**Exercise prompt:** Leave out any pictures and transcribe all other data below exactly.

**Provided material:**

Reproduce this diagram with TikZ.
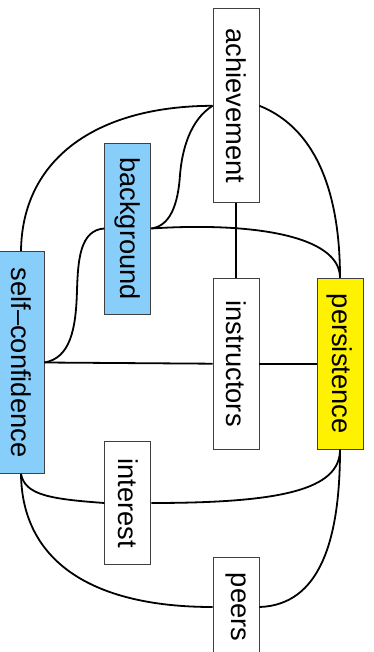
\documentclass[tikz,border=0pt]{standalone}
\usepackage{fontspec}
\setmainfont{Liberation Sans}
\definecolor{skyblue}{RGB}{135,206,250}
\tikzset{
  box/.style={draw=black!75, line width=0.9pt, rotate=-90, minimum height=46pt,
    inner sep=0pt, font=\fontsize{27.3}{30}\selectfont},
  link/.style={line width=1.8pt}
}
\begin{document}
\begin{tikzpicture}[x=1pt,y=-1pt]
  \useasboundingbox (0,0) rectangle (373,652);
  \node[box, minimum width=194pt] (achievement) at (236,105.8) {achievement};
  \node[box, fill=skyblue, minimum width=171pt] (background) at (127.8,228.5) {background};
  \node[box, fill=skyblue, minimum width=222pt] (selfconf) at (21,362.5) {self--confidence};
  \node[box, minimum width=171pt] (instructors) at (236,363.7) {instructors};
  \node[box, fill=yellow, minimum width=171pt] (persistence) at (340,363.7) {persistence};
  \node[box, minimum width=123pt] (interest) at (127.8,503) {interest};
  \node[box, minimum width=100pt] (peers) at (236,607) {peers};

  % rotated boxes: north is right, south is left, west is top, east is bottom
  \draw[link] (selfconf.west) .. controls (22,160) and (95,106) .. (achievement.south);
  \draw[link] (achievement.south) .. controls (190,120) and (182,150) .. (180,175)
    .. controls (178,205) and (170,226) .. (background.north);
  \draw[link] (background.north) .. controls (250,222) and (340,235) .. (persistence.west);
  \draw[link] (achievement.north) .. controls (320,130) and (340,200) .. (persistence.west);
  \draw[link] (achievement.east) -- (instructors.west);
  \draw[link] (background.south) .. controls (80,230) and (78,260) .. (77,290)
    .. controls (76,330) and (70,358) .. (selfconf.north);
  \draw[link] (selfconf.north) -- (instructors.south);
  \draw[link] (instructors.north) -- (persistence.south);
  \draw[link] (selfconf.east) .. controls (25,495) and (50,499) .. (interest.south);
  \draw[link] (interest.north) .. controls (280,503) and (340,490) .. (persistence.east);
  \draw[link] (selfconf.east) .. controls (22,560) and (90,607) .. (peers.south);
  \draw[link] (peers.north) .. controls (320,605) and (340,540) .. (persistence.east);
\end{tikzpicture}
\end{document}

**Solved exercise:**
Reproduce this diagram with TikZ.
\documentclass[tikz,border=0pt]{standalone}
\usepackage{fontspec}
\setmainfont{Liberation Sans}
\definecolor{skyblue}{RGB}{135,206,250}
\tikzset{
  box/.style={draw=black!75, line width=0.9pt, rotate=-90, minimum height=46pt,
    inner sep=0pt, font=\fontsize{27.3}{30}\selectfont},
  link/.style={line width=1.8pt}
}
\begin{document}
\begin{tikzpicture}[x=1pt,y=-1pt]
  \useasboundingbox (0,0) rectangle (373,652);
  \node[box, minimum width=194pt] (achievement) at (236,105.8) {achievement};
  \node[box, fill=skyblue, minimum width=171pt] (background) at (127.8,228.5) {background};
  \node[box, fill=skyblue, minimum width=222pt] (selfconf) at (21,362.5) {self--confidence};
  \node[box, minimum width=171pt] (instructors) at (236,363.7) {instructors};
  \node[box, fill=yellow, minimum width=171pt] (persistence) at (340,363.7) {persistence};
  \node[box, minimum width=123pt] (interest) at (127.8,503) {interest};
  \node[box, minimum width=100pt] (peers) at (236,607) {peers};

  % rotated boxes: north is right, south is left, west is top, east is bottom
  \draw[link] (selfconf.west) .. controls (22,160) and (95,106) .. (achievement.south);
  \draw[link] (achievement.south) .. controls (190,120) and (182,150) .. (180,175)
    .. controls (178,205) and (170,226) .. (background.north);
  \draw[link] (background.north) .. controls (250,222) and (340,235) .. (persistence.west);
  \draw[link] (achievement.north) .. controls (320,130) and (340,200) .. (persistence.west);
  \draw[link] (achievement.east) -- (instructors.west);
  \draw[link] (background.south) .. controls (80,230) and (78,260) .. (77,290)
    .. controls (76,330) and (70,358) .. (selfconf.north);
  \draw[link] (selfconf.north) -- (instructors.south);
  \draw[link] (instructors.north) -- (persistence.south);
  \draw[link] (selfconf.east) .. controls (25,495) and (50,499) .. (interest.south);
  \draw[link] (interest.north) .. controls (280,503) and (340,490) .. (persistence.east);
  \draw[link] (selfconf.east) .. controls (22,560) and (90,607) .. (peers.south);
  \draw[link] (peers.north) .. controls (320,605) and (340,540) .. (persistence.east);
\end{tikzpicture}
\end{document}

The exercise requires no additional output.